The transaction deepens Prologis' presence in target markets such as Lehigh Valley, Chicago, Houston, Central PA, New Jersey and Southern California.

The acquisition on an owned and managed basis comprises:

  • 107 million square foot logistics operating portfolio; 87 percent overlap with key markets
  • 5.1 million square feet of logistics development in progress
  • 1,684 acres of land for future logistics development with build-out potential of 19.7 million square feet
  • 4.9 million square foot office operating and development portfolio

Prologis plans to dispose of approximately $3.5 billion of assets on a pro rata share basis. This includes $2.8 billion of non-strategic logistics properties and $700 million of office properties.

This transaction is anticipated to create immediate cost synergies of approximately $120 million from corporate general and administrative cost savings, operating leverage, lower interest expense and lease adjustments. Initially, this transaction is expected to increase annual core funds from operations (Core FFO) per share by $0.10-$0.12. Upon stabilization of the acquired development assets, completion of the planned non-strategic asset sales and redeployment of the related proceeds, annual stabilized Core FFO per share is forecasted to increase by an additional $0.04 per share for a total of $0.14-$0.16.

Further, there are future synergies with the potential to generate approximately $60 million in annual savings, including $10 million from revenue synergies and $50 million from incremental development value creation. 

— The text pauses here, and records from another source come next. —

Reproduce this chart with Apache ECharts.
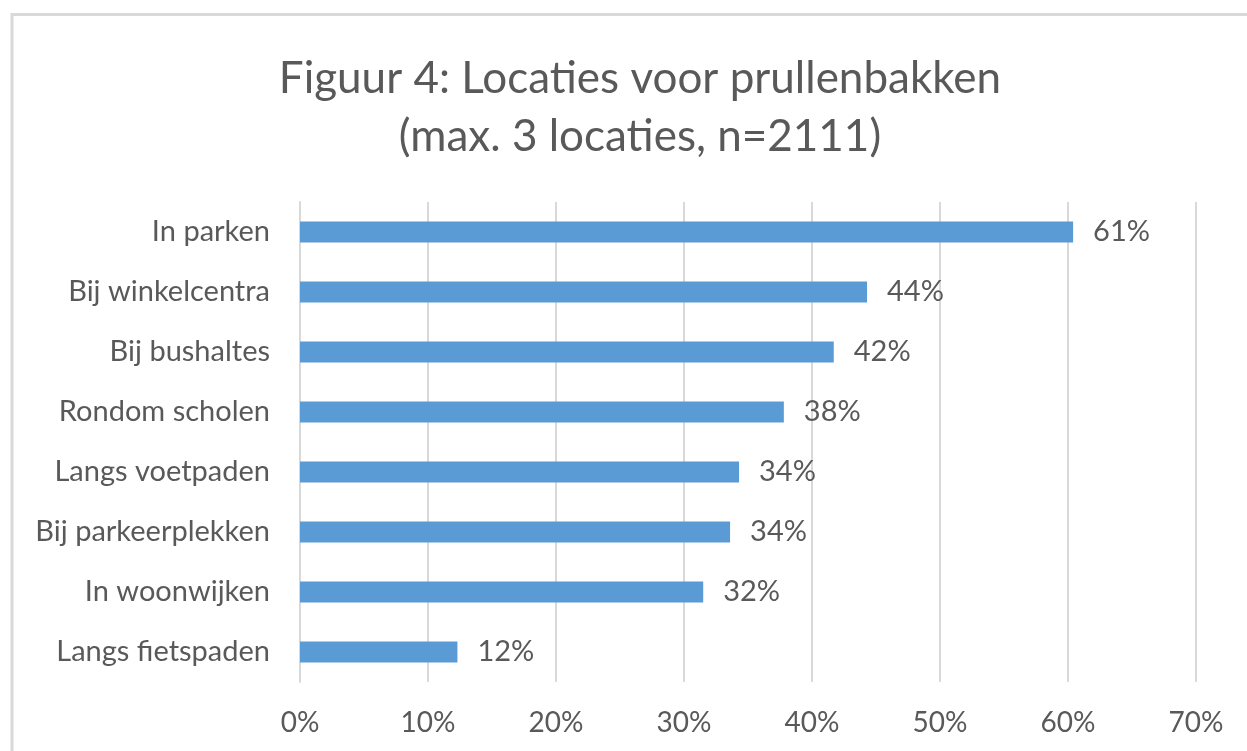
<!DOCTYPE html>
<html>
<head>
<meta charset="utf-8">
<script src="https://cdn.jsdelivr.net/npm/echarts@6/dist/echarts.min.js"></script>
<style>
html,body{margin:0;padding:0;background:#fff;}
#main{width:1247px;height:751px;}
</style>
</head>
<body>
<div id="main"></div>
<script>
var titleLines = ['Figuur 4: Locaties voor prullenbakken', '(max. 3 locaties, n=2111)'];
var categories = ['In parken', 'Bij winkelcentra', 'Bij bushaltes', 'Rondom scholen', 'Langs voetpaden', 'Bij parkeerplekken', 'In woonwijken', 'Langs fietspaden'];
var values = [60.4, 44.3, 41.7, 37.8, 34.3, 33.6, 31.5, 12.3];
var valueLabels = ['61%', '44%', '42%', '38%', '34%', '34%', '32%', '12%'];
var axisTicks = [0, 10, 20, 30, 40, 50, 60, 70];

var FONT = 'Lato, "Open Sans", sans-serif';
var chart = echarts.init(document.getElementById('main'));
chart.setOption({
  animation: false,
  backgroundColor: '#ffffff',
  title: {
    text: titleLines.join('\n'),
    left: 635,
    textAlign: 'center',
    top: 45,
    textStyle: { fontFamily: FONT, fontSize: 44, fontWeight: 'normal', color: '#595959', lineHeight: 58 }
  },
  graphic: [{
    type: 'polyline',
    shape: { points: [[12, 751], [12, 14.5], [1247, 14.5]] },
    style: { stroke: '#d9d9d9', lineWidth: 3, fill: null },
    silent: true
  }],
  grid: { left: 300, right: 51, top: 202, bottom: 69, containLabel: false },
  xAxis: {
    type: 'value',
    min: 0, max: 70, interval: 10,
    axisLine: { show: false },
    axisTick: { show: false },
    splitLine: { show: true, lineStyle: { color: '#d9d9d9', width: 2 } },
    axisLabel: {
      margin: 27,
      fontFamily: FONT, fontSize: 28, color: '#595959',
      formatter: function (v) { return v + '%'; }
    }
  },
  yAxis: {
    type: 'category',
    data: categories,
    inverse: true,
    axisLine: { show: true, lineStyle: { color: '#d9d9d9', width: 2 } },
    axisTick: { show: false },
    axisLabel: { margin: 30, fontFamily: FONT, fontSize: 29, color: '#595959' }
  },
  series: [{
    type: 'bar',
    data: values,
    barWidth: 21,
    itemStyle: { color: '#5b9bd5' },
    label: {
      show: true,
      position: 'right',
      distance: 20,
      fontFamily: FONT, fontSize: 29, color: '#595959',
      formatter: function (p) { return valueLabels[p.dataIndex]; }
    }
  }]
});
</script>
</body>
</html>
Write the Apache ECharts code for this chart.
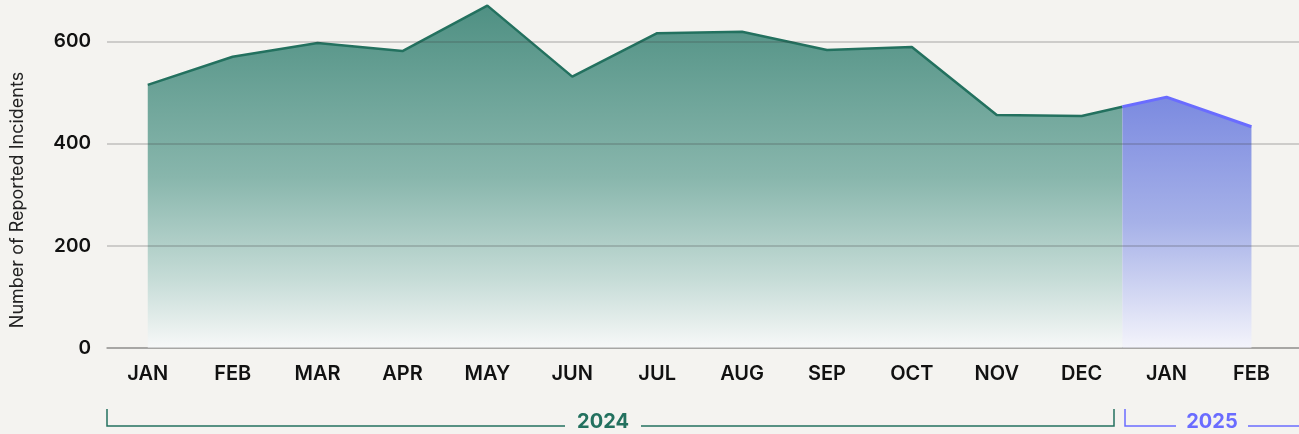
<!DOCTYPE html>
<html>
<head>
<meta charset="utf-8">
<script src="https://cdn.jsdelivr.net/npm/echarts@6/dist/echarts.min.js"></script>
<style>
  html, body { margin: 0; padding: 0; background: #f4f3f0; }
  #chart { width: 1299px; height: 434px; }
</style>
</head>
<body>
<div id="chart"></div>
<script>
// month labels along the bottom (2024 + first two of 2025)
const months = ["JAN", "FEB", "MAR", "APR", "MAY", "JUN", "JUL", "AUG", "SEP", "OCT", "NOV", "DEC", "JAN", "FEB"];
const monthPos = [0, 1, 2, 3, 4, 5, 6, 7, 8, 9, 10, 11, 12, 13];

// [month position, incidents]
const incidents2024 = [
  [0, 515], [1, 570], [2, 597], [3, 581], [4, 670], [5, 531],
  [6, 616], [7, 619], [8, 583], [9, 589], [10, 456], [11, 454], [11.48, 472]
];
const incidents2025 = [[11.48, 472], [12, 491], [13, 433]];

const yTicks = [0, 200, 400, 600];

const green = "#23715f";
const blue = "#6a6cff";

const chart = echarts.init(document.getElementById("chart"));

const option = {
  backgroundColor: "#f4f3f0",
  animation: false,
  grid: { left: 107, right: 0, top: 0, bottom: 86 },
  xAxis: {
    type: "value",
    min: -0.48,
    max: 13.56,
    splitLine: { show: false },
    axisTick: { show: false },
    axisLine: { show: true, lineStyle: { color: "#c4c3c0", width: 2 } },
    axisLabel: {
      customValues: monthPos,
      formatter: (v) => months[Math.round(v)],
      margin: 16,
      color: "#111",
      fontFamily: "Inter",
      fontWeight: 600,
      fontSize: 20,
    },
  },
  yAxis: {
    type: "value",
    min: 0,
    max: 681,
    interval: 200,
    z: 5,
    axisLine: { show: false },
    axisTick: { show: false },
    axisLabel: {
      customValues: yTicks,
      margin: 16,
      color: "#111",
      fontFamily: "Inter",
      fontWeight: 600,
      fontSize: 19,
    },
    splitLine: { showMaxLine: false, lineStyle: { color: "rgba(60,60,60,0.28)", width: 1.6 } },
  },
  series: [
    {
      name: "2024",
      type: "line",
      data: incidents2024,
      symbol: "none",
      lineStyle: { color: green, width: 2.5 },
      areaStyle: {
        opacity: 1,
        color: new echarts.graphic.LinearGradient(0, 0, 0, 1, [
          { offset: 0, color: "#4f9083" },
          { offset: 0.5, color: "#88b6ac" },
          { offset: 0.8, color: "#c6dcd7" },
          { offset: 1, color: "#f7f8f8" },
        ]),
      },
    },
    {
      name: "2025",
      type: "line",
      data: incidents2025,
      symbol: "none",
      lineStyle: { color: blue, width: 3 },
      areaStyle: {
        opacity: 1,
        color: new echarts.graphic.LinearGradient(0, 0, 0, 1, [
          { offset: 0, color: "#7b8ae0" },
          { offset: 0.5, color: "#a6b1e8" },
          { offset: 1, color: "#f4f4fb" },
        ]),
      },
    },
  ],
  graphic: [
    {
      type: "text",
      rotation: Math.PI / 2,
      x: 18, y: 200,
      style: {
        text: "Number of Reported Incidents",
        fill: "#222",
        font: "18px Inter",
        align: "center",
        verticalAlign: "middle",
      },
    },
    // 2024 bracket
    {
      type: "polyline",
      shape: { points: [[107, 409], [107, 426], [565, 426]] },
      style: { stroke: green, lineWidth: 1.5, fill: null },
    },
    {
      type: "polyline",
      shape: { points: [[641, 426], [1114, 426], [1114, 409]] },
      style: { stroke: green, lineWidth: 1.5, fill: null },
    },
    {
      type: "text",
      x: 603, y: 422,
      style: { text: "2024", fill: green, font: "bold 20px Inter", align: "center", verticalAlign: "middle" },
    },
    // 2025 bracket
    {
      type: "polyline",
      shape: { points: [[1125, 409], [1125, 426], [1176, 426]] },
      style: { stroke: blue, lineWidth: 1.5, fill: null },
    },
    {
      type: "polyline",
      shape: { points: [[1248, 426], [1299, 426]] },
      style: { stroke: blue, lineWidth: 1.5, fill: null },
    },
    {
      type: "text",
      x: 1212, y: 422,
      style: { text: "2025", fill: blue, font: "bold 20px Inter", align: "center", verticalAlign: "middle" },
    },
  ],
};

chart.setOption(option);
</script>
</body>
</html>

Under the terms of the agreement, Liberty shareholders will receive 0.675x of a Prologis share for each Liberty share they own. The transaction, which is currently expected to close in the first quarter of 2020, is subject to the approval of Liberty shareholders and other customary closing conditions.

BofA Securities and Morgan Stanley are acting as financial advisers and Wachtell, Lipton, Rosen & Katz is serving as legal adviser to Prologis. Goldman Sachs and Citigroup are acting as financial advisers and Morgan, Lewis and Bockius LLP is serving as legal adviser to Liberty.